■ Data shown ■

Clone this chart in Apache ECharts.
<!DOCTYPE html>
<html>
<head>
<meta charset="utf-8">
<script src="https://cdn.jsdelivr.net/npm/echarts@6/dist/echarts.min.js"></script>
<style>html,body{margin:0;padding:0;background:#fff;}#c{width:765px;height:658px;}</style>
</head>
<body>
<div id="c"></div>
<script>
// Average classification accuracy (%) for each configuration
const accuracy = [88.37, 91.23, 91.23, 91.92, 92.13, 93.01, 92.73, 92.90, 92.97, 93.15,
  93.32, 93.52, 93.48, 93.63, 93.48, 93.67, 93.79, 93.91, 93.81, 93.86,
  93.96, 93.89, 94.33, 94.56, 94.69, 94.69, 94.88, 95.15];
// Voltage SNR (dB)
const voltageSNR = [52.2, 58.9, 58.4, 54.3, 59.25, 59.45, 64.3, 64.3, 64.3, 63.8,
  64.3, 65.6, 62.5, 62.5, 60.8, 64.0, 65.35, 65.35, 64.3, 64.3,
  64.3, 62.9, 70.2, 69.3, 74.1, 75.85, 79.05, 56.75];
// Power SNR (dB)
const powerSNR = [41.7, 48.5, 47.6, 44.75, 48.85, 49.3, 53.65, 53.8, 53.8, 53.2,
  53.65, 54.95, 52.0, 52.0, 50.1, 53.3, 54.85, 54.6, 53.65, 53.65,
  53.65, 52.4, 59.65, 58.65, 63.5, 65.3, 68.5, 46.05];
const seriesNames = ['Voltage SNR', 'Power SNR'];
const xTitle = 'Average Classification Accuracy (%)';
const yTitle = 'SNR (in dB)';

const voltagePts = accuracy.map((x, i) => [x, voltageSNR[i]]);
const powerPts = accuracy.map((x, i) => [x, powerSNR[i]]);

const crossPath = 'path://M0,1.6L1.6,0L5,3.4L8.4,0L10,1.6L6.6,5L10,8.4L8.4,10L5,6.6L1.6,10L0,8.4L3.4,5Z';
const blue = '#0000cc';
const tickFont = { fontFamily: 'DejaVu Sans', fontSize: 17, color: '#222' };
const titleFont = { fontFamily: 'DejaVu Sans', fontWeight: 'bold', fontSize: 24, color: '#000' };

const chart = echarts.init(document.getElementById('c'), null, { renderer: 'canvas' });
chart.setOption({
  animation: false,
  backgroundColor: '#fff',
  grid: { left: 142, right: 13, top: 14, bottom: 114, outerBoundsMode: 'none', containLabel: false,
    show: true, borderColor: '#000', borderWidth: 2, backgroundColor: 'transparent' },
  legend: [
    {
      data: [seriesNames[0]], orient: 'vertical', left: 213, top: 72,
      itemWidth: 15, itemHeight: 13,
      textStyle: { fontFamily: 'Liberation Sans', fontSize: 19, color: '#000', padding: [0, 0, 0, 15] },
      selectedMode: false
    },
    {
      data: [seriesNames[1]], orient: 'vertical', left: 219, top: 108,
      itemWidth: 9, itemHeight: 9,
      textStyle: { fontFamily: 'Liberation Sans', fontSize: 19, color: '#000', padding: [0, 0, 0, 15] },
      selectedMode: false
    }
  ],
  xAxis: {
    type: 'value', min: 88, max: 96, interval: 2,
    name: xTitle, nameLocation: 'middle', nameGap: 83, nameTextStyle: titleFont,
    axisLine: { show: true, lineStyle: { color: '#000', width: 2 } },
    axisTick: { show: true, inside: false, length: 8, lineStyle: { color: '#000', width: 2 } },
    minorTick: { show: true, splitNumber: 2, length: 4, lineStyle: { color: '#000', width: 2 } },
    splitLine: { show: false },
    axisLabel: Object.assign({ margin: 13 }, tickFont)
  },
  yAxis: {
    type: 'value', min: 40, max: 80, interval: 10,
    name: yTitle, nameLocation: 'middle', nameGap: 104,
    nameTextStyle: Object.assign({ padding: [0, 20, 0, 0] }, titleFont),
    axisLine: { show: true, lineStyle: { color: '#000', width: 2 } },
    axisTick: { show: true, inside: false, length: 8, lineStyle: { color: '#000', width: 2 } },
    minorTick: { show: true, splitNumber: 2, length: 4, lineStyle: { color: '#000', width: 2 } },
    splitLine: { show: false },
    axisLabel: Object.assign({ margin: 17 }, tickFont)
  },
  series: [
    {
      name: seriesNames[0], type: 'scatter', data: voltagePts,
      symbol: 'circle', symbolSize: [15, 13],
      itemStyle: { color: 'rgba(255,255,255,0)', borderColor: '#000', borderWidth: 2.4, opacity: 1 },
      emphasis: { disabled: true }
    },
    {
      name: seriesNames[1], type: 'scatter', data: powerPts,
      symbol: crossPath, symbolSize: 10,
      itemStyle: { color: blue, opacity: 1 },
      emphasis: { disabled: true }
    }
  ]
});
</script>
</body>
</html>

==

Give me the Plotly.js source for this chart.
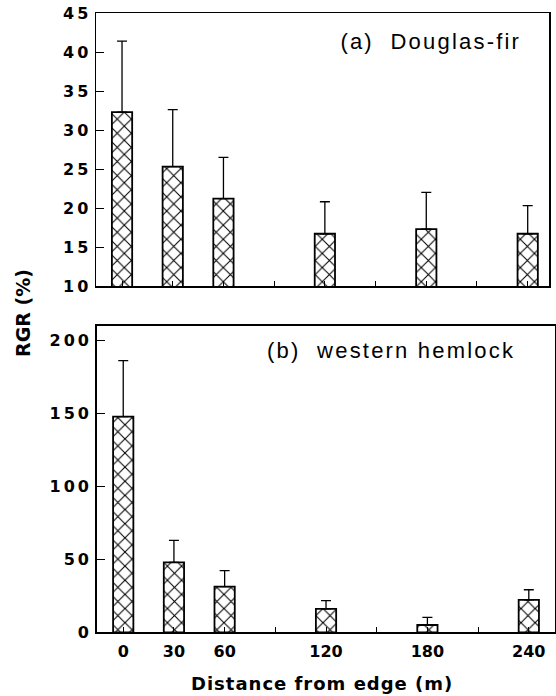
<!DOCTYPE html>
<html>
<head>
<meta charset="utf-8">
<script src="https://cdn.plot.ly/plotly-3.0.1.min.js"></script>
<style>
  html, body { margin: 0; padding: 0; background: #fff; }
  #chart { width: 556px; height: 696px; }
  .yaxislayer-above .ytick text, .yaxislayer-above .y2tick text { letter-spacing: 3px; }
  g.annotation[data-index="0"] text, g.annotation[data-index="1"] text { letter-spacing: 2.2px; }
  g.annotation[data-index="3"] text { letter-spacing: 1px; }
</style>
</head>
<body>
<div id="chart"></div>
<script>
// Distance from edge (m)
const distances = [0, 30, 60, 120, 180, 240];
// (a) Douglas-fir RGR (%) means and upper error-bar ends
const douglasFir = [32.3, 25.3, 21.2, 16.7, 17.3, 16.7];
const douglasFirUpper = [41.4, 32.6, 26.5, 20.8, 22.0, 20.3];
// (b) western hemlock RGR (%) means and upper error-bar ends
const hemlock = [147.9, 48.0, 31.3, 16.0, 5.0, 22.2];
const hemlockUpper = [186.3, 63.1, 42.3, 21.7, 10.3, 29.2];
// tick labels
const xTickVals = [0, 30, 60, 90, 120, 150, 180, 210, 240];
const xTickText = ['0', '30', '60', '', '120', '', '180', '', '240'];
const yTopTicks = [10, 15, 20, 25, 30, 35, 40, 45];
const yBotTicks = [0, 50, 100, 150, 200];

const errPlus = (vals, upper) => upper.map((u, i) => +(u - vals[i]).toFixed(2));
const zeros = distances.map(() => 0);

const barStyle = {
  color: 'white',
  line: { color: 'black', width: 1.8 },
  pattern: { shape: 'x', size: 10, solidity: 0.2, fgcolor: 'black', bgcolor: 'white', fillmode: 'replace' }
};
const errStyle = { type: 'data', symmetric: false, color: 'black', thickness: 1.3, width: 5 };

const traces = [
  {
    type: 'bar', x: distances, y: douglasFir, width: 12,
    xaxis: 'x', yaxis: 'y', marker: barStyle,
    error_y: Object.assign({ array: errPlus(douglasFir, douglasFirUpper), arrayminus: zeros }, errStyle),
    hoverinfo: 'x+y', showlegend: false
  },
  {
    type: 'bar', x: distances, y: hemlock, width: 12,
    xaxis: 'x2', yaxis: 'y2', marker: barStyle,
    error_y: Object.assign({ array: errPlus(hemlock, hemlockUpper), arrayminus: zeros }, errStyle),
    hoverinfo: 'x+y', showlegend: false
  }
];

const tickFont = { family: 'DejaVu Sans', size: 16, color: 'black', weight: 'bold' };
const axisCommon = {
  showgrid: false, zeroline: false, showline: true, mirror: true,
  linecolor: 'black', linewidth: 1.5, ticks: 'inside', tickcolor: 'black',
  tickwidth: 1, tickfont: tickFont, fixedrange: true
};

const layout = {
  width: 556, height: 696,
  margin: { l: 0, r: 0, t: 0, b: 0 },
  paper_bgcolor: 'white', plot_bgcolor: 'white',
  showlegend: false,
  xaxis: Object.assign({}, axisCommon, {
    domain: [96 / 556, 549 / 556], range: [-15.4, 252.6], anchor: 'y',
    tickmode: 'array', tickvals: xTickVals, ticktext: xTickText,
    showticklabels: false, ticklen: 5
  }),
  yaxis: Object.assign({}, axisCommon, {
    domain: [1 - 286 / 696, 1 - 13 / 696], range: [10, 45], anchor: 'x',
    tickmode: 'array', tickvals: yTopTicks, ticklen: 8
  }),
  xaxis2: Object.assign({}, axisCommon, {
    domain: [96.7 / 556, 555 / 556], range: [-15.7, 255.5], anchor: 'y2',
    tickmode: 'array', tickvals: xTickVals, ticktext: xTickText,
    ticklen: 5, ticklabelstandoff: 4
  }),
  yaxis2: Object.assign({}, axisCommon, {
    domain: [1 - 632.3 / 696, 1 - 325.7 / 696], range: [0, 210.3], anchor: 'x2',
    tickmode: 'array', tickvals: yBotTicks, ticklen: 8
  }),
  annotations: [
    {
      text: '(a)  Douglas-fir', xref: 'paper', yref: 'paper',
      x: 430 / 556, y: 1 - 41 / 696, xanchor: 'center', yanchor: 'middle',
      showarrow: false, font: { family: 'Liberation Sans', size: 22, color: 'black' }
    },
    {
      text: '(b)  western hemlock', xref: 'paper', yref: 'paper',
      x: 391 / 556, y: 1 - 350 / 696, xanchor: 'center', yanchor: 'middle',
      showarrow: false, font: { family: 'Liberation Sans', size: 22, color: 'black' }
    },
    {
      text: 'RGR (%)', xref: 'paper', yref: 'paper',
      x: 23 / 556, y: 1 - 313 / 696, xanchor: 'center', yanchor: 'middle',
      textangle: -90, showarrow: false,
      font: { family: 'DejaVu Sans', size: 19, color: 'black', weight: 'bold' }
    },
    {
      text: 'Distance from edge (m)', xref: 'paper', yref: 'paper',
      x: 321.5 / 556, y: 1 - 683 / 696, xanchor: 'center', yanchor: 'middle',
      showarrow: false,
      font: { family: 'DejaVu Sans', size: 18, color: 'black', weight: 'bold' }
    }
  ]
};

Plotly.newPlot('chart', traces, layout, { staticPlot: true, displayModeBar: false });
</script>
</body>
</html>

==

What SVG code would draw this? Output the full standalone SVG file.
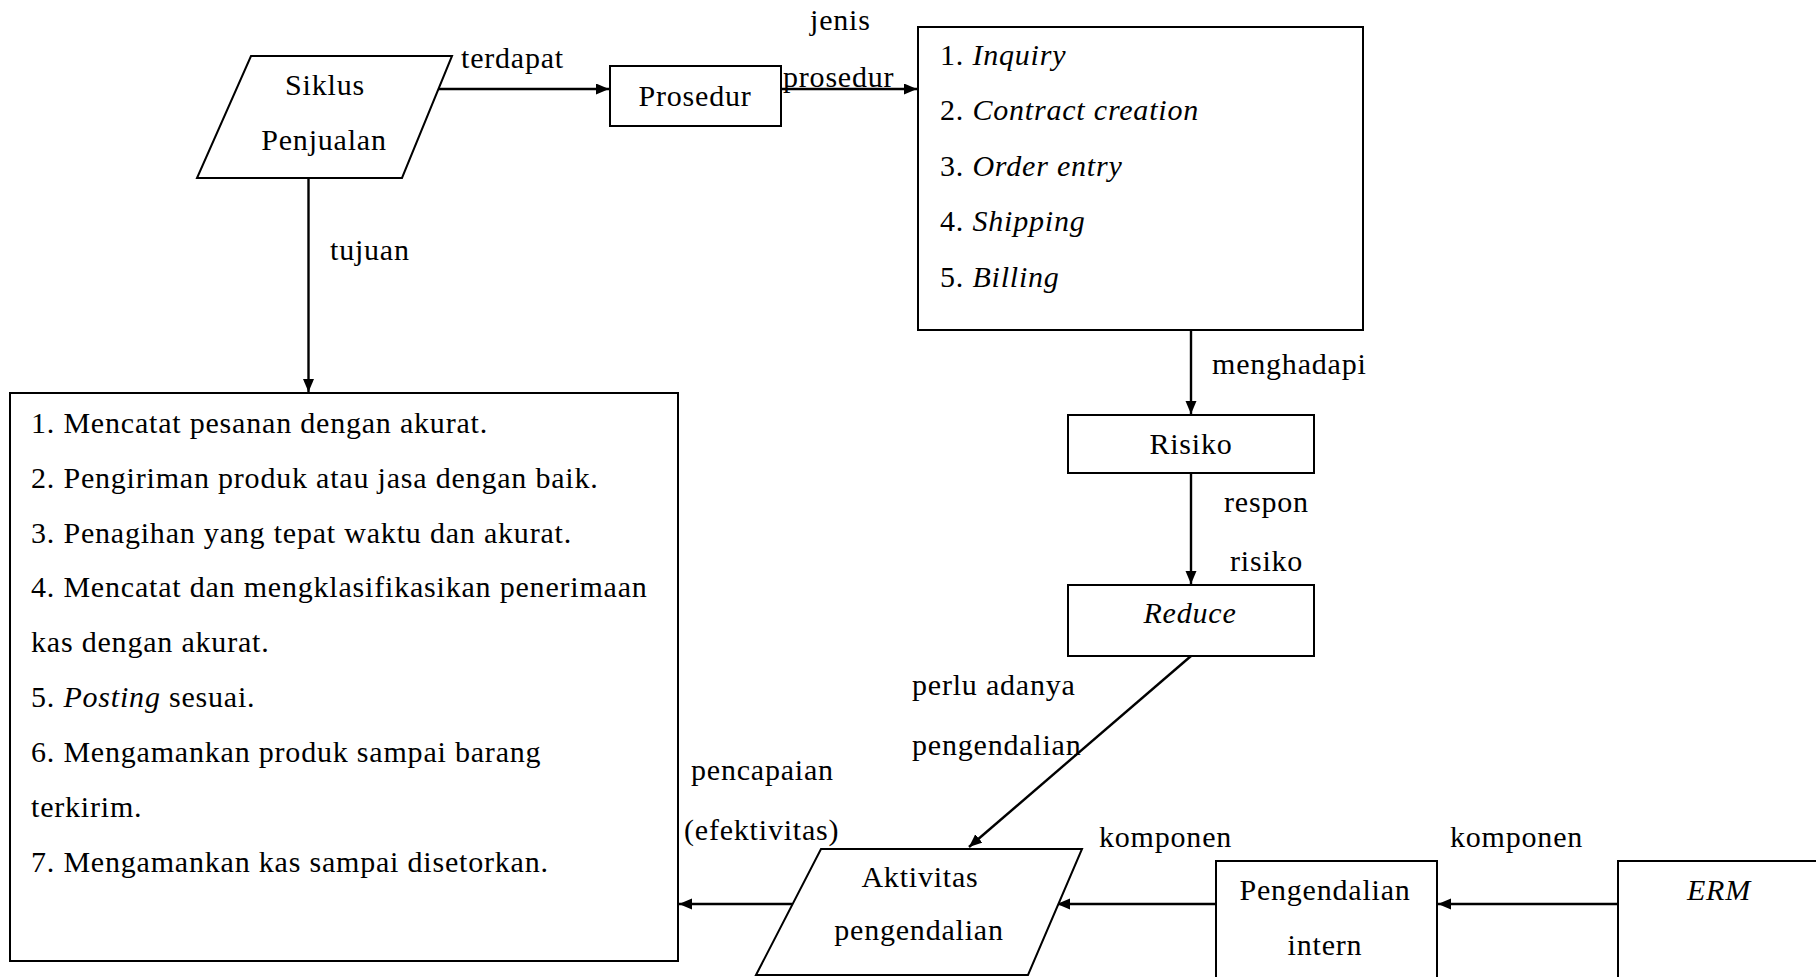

■ Written problem ■
Using the listing above, repeat word for word each line from the one with "Give me the Plotly.js source for this chart." down to the one with "1.3, width: 5", both included. Omit all pictures.

■ Answer to this exercise ■
Give me the Plotly.js source for this chart.
<!DOCTYPE html>
<html>
<head>
<meta charset="utf-8">
<script src="https://cdn.plot.ly/plotly-3.0.1.min.js"></script>
<style>
  html, body { margin: 0; padding: 0; background: #fff; }
  #chart { width: 556px; height: 696px; }
  .yaxislayer-above .ytick text, .yaxislayer-above .y2tick text { letter-spacing: 3px; }
  g.annotation[data-index="0"] text, g.annotation[data-index="1"] text { letter-spacing: 2.2px; }
  g.annotation[data-index="3"] text { letter-spacing: 1px; }
</style>
</head>
<body>
<div id="chart"></div>
<script>
// Distance from edge (m)
const distances = [0, 30, 60, 120, 180, 240];
// (a) Douglas-fir RGR (%) means and upper error-bar ends
const douglasFir = [32.3, 25.3, 21.2, 16.7, 17.3, 16.7];
const douglasFirUpper = [41.4, 32.6, 26.5, 20.8, 22.0, 20.3];
// (b) western hemlock RGR (%) means and upper error-bar ends
const hemlock = [147.9, 48.0, 31.3, 16.0, 5.0, 22.2];
const hemlockUpper = [186.3, 63.1, 42.3, 21.7, 10.3, 29.2];
// tick labels
const xTickVals = [0, 30, 60, 90, 120, 150, 180, 210, 240];
const xTickText = ['0', '30', '60', '', '120', '', '180', '', '240'];
const yTopTicks = [10, 15, 20, 25, 30, 35, 40, 45];
const yBotTicks = [0, 50, 100, 150, 200];

const errPlus = (vals, upper) => upper.map((u, i) => +(u - vals[i]).toFixed(2));
const zeros = distances.map(() => 0);

const barStyle = {
  color: 'white',
  line: { color: 'black', width: 1.8 },
  pattern: { shape: 'x', size: 10, solidity: 0.2, fgcolor: 'black', bgcolor: 'white', fillmode: 'replace' }
};
const errStyle = { type: 'data', symmetric: false, color: 'black', thickness: 1.3, width: 5 };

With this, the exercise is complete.